The successful researchers from the University of Oxford have managed to develop a new iron-based catalyst that can directly turn CO2 into jet fuel at low cost, hopefully laying the foundations for a circular aviation industry.
“It is now imperative to develop clean, energy-efficient technologies for producing sustainable or renewable aviation fuels” they explain in a Nature Communications paper. “Instead of consuming fossil crude oil, the [jet aviation] fuels are produced from carbon dioxide using sustainable renewable hydrogen and energy.”
This innovative solution recycles carbon dioxide, which is key to achieving sustainable development. It also promises to contribute towards the achievement of net-zero carbon emissions in the aviation sector. And what is most unprecedented, it can be produced at low cost. There have been previous efforts but, according to singularity.com, these approaches were too pricey.

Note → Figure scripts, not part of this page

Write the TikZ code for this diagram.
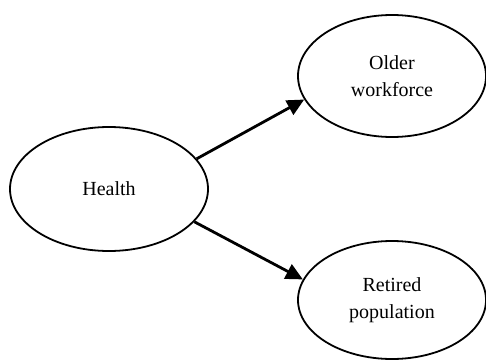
\documentclass[tikz,border=0pt]{standalone}
\usepackage{fontspec}
\setmainfont{Liberation Serif}
\usetikzlibrary{shapes.geometric,arrows.meta}
\begin{document}
\begin{tikzpicture}[x=1pt,y=-1pt,
  oval/.style={ellipse,draw=black,line width=1.8pt,inner sep=0pt,align=center,
    font=\fontsize{20}{27}\selectfont},
  link/.style={line width=2.8pt,-{Triangle[length=17pt,width=16pt]}}]
\useasboundingbox (0,0) rectangle (486,361);
\node[oval,minimum width=198pt,minimum height=124pt] (health) at (109,189) {Health};
\node[oval,minimum width=188pt,minimum height=122pt] (older) at (392,76) {Older\\workforce};
\node[oval,minimum width=188pt,minimum height=118pt] (retired) at (392,300) {Retired\\population};
\draw[link] (health.19) -- (older.195);
\draw[link] (health.-21) -- (retired.167);
\end{tikzpicture}
\end{document}
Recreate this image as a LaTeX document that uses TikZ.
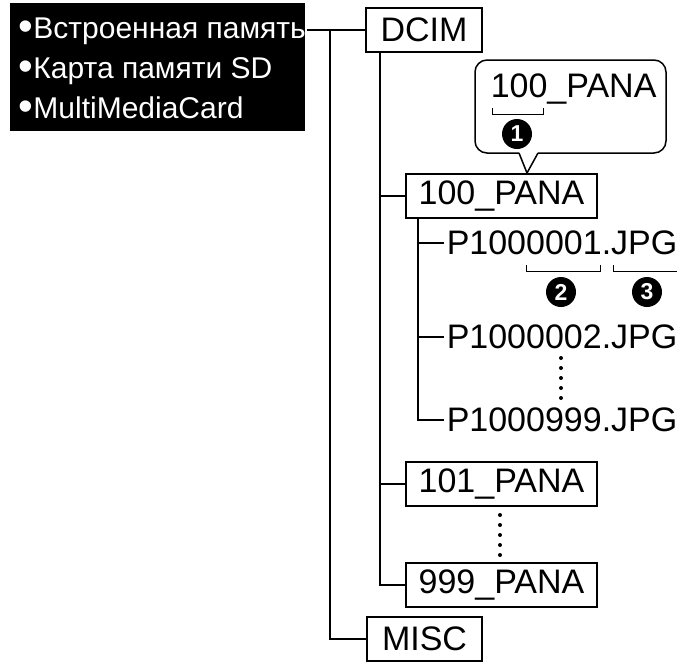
\documentclass[tikz,border=0pt]{standalone}
\usepackage{fontspec}
\setmainfont{Liberation Sans}
\usetikzlibrary{positioning}

\newcommand{\mbullet}{\raisebox{-2.5pt}{\fontsize{42}{42}\selectfont\textbullet}}

\tikzset{
  folder/.style={draw, line width=1.5pt, minimum height=44pt, inner sep=0pt},
  filename/.style={anchor=west, inner sep=2pt},
  numdot/.style={circle, fill=black, text=white, inner sep=0pt, minimum size=30pt,
    font=\fontsize{23}{23}\selectfont\bfseries},
  media/.style={anchor=base west, text=white, inner sep=0pt, font=\fontsize{30}{36}\selectfont},
}

\begin{document}
\begin{tikzpicture}[x=1pt, y=-1pt, line width=1.5pt, font=\fontsize{34}{40}\selectfont]
  \useasboundingbox (0,0) rectangle (677,662);
  % memory media
  \fill[black] (10,3) rectangle (305,131);
  \node[media] (mem) at (18,38) {\mbullet{}Встроенная память};
  \node[media] (card) at (18,78) {\mbullet{}Карта памяти SD};
  \node[media] (mmc) at (18,118) {\mbullet{}MultiMediaCard};
  % folders
  \node[folder, minimum width=116pt] (dcim) at (424,30) {DCIM};
  \node[folder, minimum width=115pt] (misc) at (424.5,639) {MISC};
  \node[folder, minimum width=191pt] (pana100) at (501.5,196) {100\_PANA};
  \node[folder, minimum width=191pt] (pana101) at (501.5,484) {101\_PANA};
  \node[folder, minimum width=191pt] (pana999) at (501.5,585) {999\_PANA};
  % files
  \node[filename] (file1) at (444,243) {P1000001.JPG};
  \node[filename] (file2) at (444,337) {P1000002.JPG};
  \node[filename] (file999) at (444,420) {P1000999.JPG};
  % tree lines
  \coordinate (root) at (330,30);
  \coordinate (dtrunk) at ([xshift=-44pt]dcim.south);
  \coordinate (ftrunk) at ([xshift=-83.5pt]pana100.south);
  \draw (mem.east |- dcim.west) -- (dcim.west);
  \draw (root) |- (misc.west);
  \draw (dtrunk) |- (pana999.west);
  \draw (dtrunk |- pana100.west) -- (pana100.west);
  \draw (dtrunk |- pana101.west) -- (pana101.west);
  \draw (ftrunk) |- (file999.west);
  \draw (ftrunk |- file1.west) -- (file1.west);
  \draw (ftrunk |- file2.west) -- (file2.west);
  \foreach \k in {0,...,4} {
    \fill (561,358+10*\k) circle (2pt);
    \fill (500,515+10*\k) circle (2pt);
  }
  % callout
  \draw[rounded corners=12pt] (519,153) -- (475,153) -- (475,60) -- (666,60) -- (666,153) -- (538,153);
  \draw[line join=miter] (538,153) -- (527,173) -- (519,153);
  \node[anchor=base west, inner sep=0pt] (calltext) at (490,97) {100\_PANA};
  \draw[line width=1pt] (492,108) -- (492,114) -- (543,114) -- (543,108);
  \node[numdot] (numone) at (517,134) {1};
  % file name parts
  \draw[line width=1pt] (526,265) -- (526,271) -- (600,271) -- (600,265);
  \draw[line width=1pt] (613,265) -- (613,271) -- (677,271);
  \node[numdot] (numtwo) at (561,292) {2};
  \node[numdot] (numthree) at (647,292) {3};
\end{tikzpicture}
\end{document}
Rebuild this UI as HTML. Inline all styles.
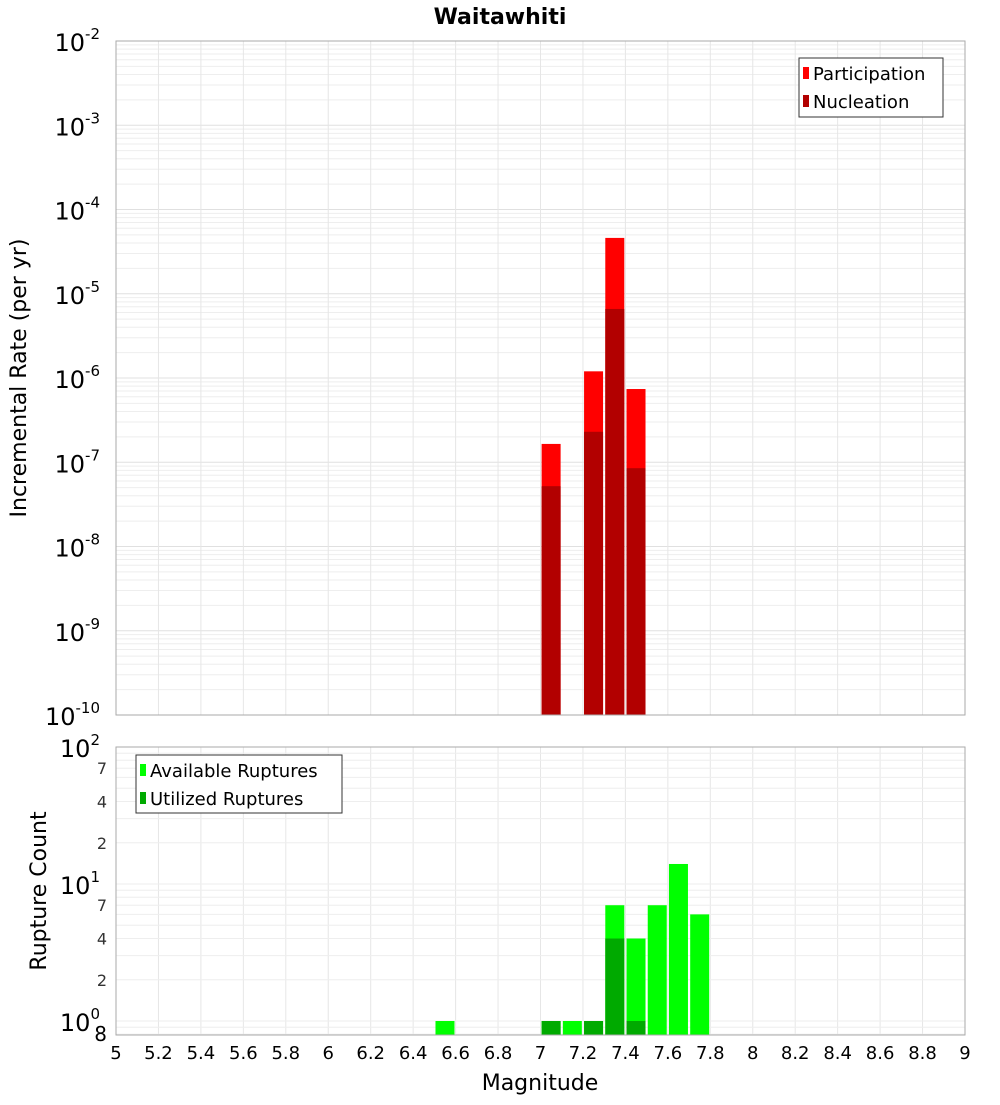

The new catalyst was prepared using the so-called “Organic Combustion Method”. As explained on wired.com, the experiment aimed to reverse the process of burning fossil fuels in order to turn its final result - carbon dioxide - into jet fuel. To do this, the experiments involved the combination of raw ingredients with citric acid. The resulting slurry would then be converted into a powder ready to be used.
Scaling up such a process is a real challenge, given the enormous supply needs of the aviation industry. Still, the new discovery could be the starting-point for a whole new way of flying, one that doesn't require abandoning or drastically reducing the number of flights for thousands of millions of travelers in an effort to help save the planet.
So will science be able to positively transform how the industry works? Only time will tell. For now the odds are promising thanks to this groundbreaking discovery harnessing recycled C02, which could make flights carbon neutral.
And maybe even those currently adhering to the no-fliy movement’s suggestions to reduce air travel will gladly take a plane again towards a new and exciting destination!